Start
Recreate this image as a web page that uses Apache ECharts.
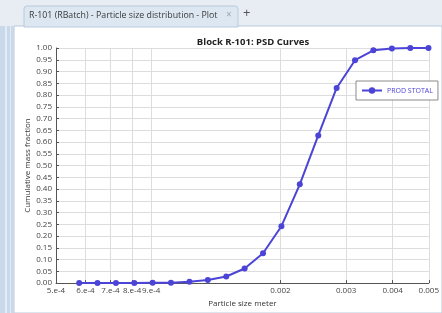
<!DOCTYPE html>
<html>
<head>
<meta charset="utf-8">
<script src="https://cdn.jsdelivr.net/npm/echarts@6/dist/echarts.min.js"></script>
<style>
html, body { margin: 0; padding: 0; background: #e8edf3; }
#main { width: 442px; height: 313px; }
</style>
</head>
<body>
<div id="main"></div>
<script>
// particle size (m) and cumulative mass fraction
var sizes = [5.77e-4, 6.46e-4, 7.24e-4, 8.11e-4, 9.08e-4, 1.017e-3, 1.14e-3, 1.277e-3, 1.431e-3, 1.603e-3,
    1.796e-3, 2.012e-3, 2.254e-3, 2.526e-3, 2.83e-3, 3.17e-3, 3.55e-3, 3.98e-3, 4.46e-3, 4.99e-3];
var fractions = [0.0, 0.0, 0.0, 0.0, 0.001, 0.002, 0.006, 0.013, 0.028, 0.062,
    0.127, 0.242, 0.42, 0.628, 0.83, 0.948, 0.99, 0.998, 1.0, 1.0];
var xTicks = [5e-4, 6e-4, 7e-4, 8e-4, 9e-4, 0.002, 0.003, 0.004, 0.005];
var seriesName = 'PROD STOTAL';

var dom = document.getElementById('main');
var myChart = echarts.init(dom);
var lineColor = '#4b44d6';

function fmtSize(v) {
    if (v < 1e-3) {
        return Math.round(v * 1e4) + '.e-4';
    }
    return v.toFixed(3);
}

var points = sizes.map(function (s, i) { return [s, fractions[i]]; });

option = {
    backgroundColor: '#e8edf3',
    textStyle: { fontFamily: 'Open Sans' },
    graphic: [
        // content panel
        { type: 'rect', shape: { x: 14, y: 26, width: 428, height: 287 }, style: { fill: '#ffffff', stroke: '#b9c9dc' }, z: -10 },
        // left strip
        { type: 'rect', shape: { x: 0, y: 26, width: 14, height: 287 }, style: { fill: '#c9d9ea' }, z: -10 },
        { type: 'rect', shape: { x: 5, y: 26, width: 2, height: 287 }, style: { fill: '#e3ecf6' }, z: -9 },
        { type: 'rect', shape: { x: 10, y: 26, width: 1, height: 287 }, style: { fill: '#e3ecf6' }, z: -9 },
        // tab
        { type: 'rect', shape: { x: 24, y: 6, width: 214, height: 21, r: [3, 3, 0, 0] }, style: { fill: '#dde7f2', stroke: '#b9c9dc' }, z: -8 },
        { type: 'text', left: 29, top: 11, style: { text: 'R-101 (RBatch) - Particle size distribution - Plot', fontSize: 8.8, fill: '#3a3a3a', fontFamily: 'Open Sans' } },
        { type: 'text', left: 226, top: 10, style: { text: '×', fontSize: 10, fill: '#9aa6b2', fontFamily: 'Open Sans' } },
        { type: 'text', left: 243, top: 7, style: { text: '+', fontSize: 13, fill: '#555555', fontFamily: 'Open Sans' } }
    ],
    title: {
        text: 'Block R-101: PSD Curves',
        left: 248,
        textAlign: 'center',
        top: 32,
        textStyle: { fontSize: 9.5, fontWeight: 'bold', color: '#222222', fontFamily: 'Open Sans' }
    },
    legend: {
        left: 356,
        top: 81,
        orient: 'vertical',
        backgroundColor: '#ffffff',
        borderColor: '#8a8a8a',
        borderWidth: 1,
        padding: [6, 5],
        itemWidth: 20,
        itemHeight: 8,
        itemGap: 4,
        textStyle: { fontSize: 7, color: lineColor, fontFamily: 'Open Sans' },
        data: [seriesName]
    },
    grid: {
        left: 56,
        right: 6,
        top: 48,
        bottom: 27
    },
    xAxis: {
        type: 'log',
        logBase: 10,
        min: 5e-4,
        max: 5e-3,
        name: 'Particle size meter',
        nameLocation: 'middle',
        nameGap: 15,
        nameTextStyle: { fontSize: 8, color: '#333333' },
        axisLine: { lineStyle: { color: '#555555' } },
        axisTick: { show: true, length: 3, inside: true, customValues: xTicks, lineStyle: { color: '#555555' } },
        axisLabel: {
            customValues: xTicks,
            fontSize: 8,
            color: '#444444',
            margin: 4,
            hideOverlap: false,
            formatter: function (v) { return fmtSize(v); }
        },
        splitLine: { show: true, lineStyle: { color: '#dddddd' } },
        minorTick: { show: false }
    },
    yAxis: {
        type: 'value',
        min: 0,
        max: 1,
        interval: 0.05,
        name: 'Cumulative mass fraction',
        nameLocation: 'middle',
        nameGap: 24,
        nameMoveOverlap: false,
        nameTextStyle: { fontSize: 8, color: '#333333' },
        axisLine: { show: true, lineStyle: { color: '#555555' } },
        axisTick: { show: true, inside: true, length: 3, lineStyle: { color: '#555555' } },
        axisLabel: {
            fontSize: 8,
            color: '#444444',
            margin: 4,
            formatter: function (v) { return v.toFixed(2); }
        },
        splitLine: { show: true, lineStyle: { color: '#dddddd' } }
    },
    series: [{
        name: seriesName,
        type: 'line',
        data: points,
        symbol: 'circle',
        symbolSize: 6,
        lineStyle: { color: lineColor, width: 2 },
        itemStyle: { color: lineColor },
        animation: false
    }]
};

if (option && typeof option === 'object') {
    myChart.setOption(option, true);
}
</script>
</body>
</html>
End
### [DIRECTIONS]
Reproduce the data verbatim. Do not carry any picture into the copy.

### [EXPECTED OUTPUT]
Recreate this image as a web page that uses Apache ECharts.
<!DOCTYPE html>
<html>
<head>
<meta charset="utf-8">
<script src="https://cdn.jsdelivr.net/npm/echarts@6/dist/echarts.min.js"></script>
<style>
html, body { margin: 0; padding: 0; background: #e8edf3; }
#main { width: 442px; height: 313px; }
</style>
</head>
<body>
<div id="main"></div>
<script>
// particle size (m) and cumulative mass fraction
var sizes = [5.77e-4, 6.46e-4, 7.24e-4, 8.11e-4, 9.08e-4, 1.017e-3, 1.14e-3, 1.277e-3, 1.431e-3, 1.603e-3,
    1.796e-3, 2.012e-3, 2.254e-3, 2.526e-3, 2.83e-3, 3.17e-3, 3.55e-3, 3.98e-3, 4.46e-3, 4.99e-3];
var fractions = [0.0, 0.0, 0.0, 0.0, 0.001, 0.002, 0.006, 0.013, 0.028, 0.062,
    0.127, 0.242, 0.42, 0.628, 0.83, 0.948, 0.99, 0.998, 1.0, 1.0];
var xTicks = [5e-4, 6e-4, 7e-4, 8e-4, 9e-4, 0.002, 0.003, 0.004, 0.005];
var seriesName = 'PROD STOTAL';

var dom = document.getElementById('main');
var myChart = echarts.init(dom);
var lineColor = '#4b44d6';

function fmtSize(v) {
    if (v < 1e-3) {
        return Math.round(v * 1e4) + '.e-4';
    }
    return v.toFixed(3);
}

var points = sizes.map(function (s, i) { return [s, fractions[i]]; });

option = {
    backgroundColor: '#e8edf3',
    textStyle: { fontFamily: 'Open Sans' },
    graphic: [
        // content panel
        { type: 'rect', shape: { x: 14, y: 26, width: 428, height: 287 }, style: { fill: '#ffffff', stroke: '#b9c9dc' }, z: -10 },
        // left strip
        { type: 'rect', shape: { x: 0, y: 26, width: 14, height: 287 }, style: { fill: '#c9d9ea' }, z: -10 },
        { type: 'rect', shape: { x: 5, y: 26, width: 2, height: 287 }, style: { fill: '#e3ecf6' }, z: -9 },
        { type: 'rect', shape: { x: 10, y: 26, width: 1, height: 287 }, style: { fill: '#e3ecf6' }, z: -9 },
        // tab
        { type: 'rect', shape: { x: 24, y: 6, width: 214, height: 21, r: [3, 3, 0, 0] }, style: { fill: '#dde7f2', stroke: '#b9c9dc' }, z: -8 },
        { type: 'text', left: 29, top: 11, style: { text: 'R-101 (RBatch) - Particle size distribution - Plot', fontSize: 8.8, fill: '#3a3a3a', fontFamily: 'Open Sans' } },
        { type: 'text', left: 226, top: 10, style: { text: '×', fontSize: 10, fill: '#9aa6b2', fontFamily: 'Open Sans' } },
        { type: 'text', left: 243, top: 7, style: { text: '+', fontSize: 13, fill: '#555555', fontFamily: 'Open Sans' } }
    ],
    title: {
        text: 'Block R-101: PSD Curves',
        left: 248,
        textAlign: 'center',
        top: 32,
        textStyle: { fontSize: 9.5, fontWeight: 'bold', color: '#222222', fontFamily: 'Open Sans' }
    },
    legend: {
        left: 356,
        top: 81,
        orient: 'vertical',
        backgroundColor: '#ffffff',
        borderColor: '#8a8a8a',
        borderWidth: 1,
        padding: [6, 5],
        itemWidth: 20,
        itemHeight: 8,
        itemGap: 4,
        textStyle: { fontSize: 7, color: lineColor, fontFamily: 'Open Sans' },
        data: [seriesName]
    },
    grid: {
        left: 56,
        right: 6,
        top: 48,
        bottom: 27
    },
    xAxis: {
        type: 'log',
        logBase: 10,
        min: 5e-4,
        max: 5e-3,
        name: 'Particle size meter',
        nameLocation: 'middle',
        nameGap: 15,
        nameTextStyle: { fontSize: 8, color: '#333333' },
        axisLine: { lineStyle: { color: '#555555' } },
        axisTick: { show: true, length: 3, inside: true, customValues: xTicks, lineStyle: { color: '#555555' } },
        axisLabel: {
            customValues: xTicks,
            fontSize: 8,
            color: '#444444',
            margin: 4,
            hideOverlap: false,
            formatter: function (v) { return fmtSize(v); }
        },
        splitLine: { show: true, lineStyle: { color: '#dddddd' } },
        minorTick: { show: false }
    },
    yAxis: {
        type: 'value',
        min: 0,
        max: 1,
        interval: 0.05,
        name: 'Cumulative mass fraction',
        nameLocation: 'middle',
        nameGap: 24,
        nameMoveOverlap: false,
        nameTextStyle: { fontSize: 8, color: '#333333' },
        axisLine: { show: true, lineStyle: { color: '#555555' } },
        axisTick: { show: true, inside: true, length: 3, lineStyle: { color: '#555555' } },
        axisLabel: {
            fontSize: 8,
            color: '#444444',
            margin: 4,
            formatter: function (v) { return v.toFixed(2); }
        },
        splitLine: { show: true, lineStyle: { color: '#dddddd' } }
    },
    series: [{
        name: seriesName,
        type: 'line',
        data: points,
        symbol: 'circle',
        symbolSize: 6,
        lineStyle: { color: lineColor, width: 2 },
        itemStyle: { color: lineColor },
        animation: false
    }]
};

if (option && typeof option === 'object') {
    myChart.setOption(option, true);
}
</script>
</body>
</html>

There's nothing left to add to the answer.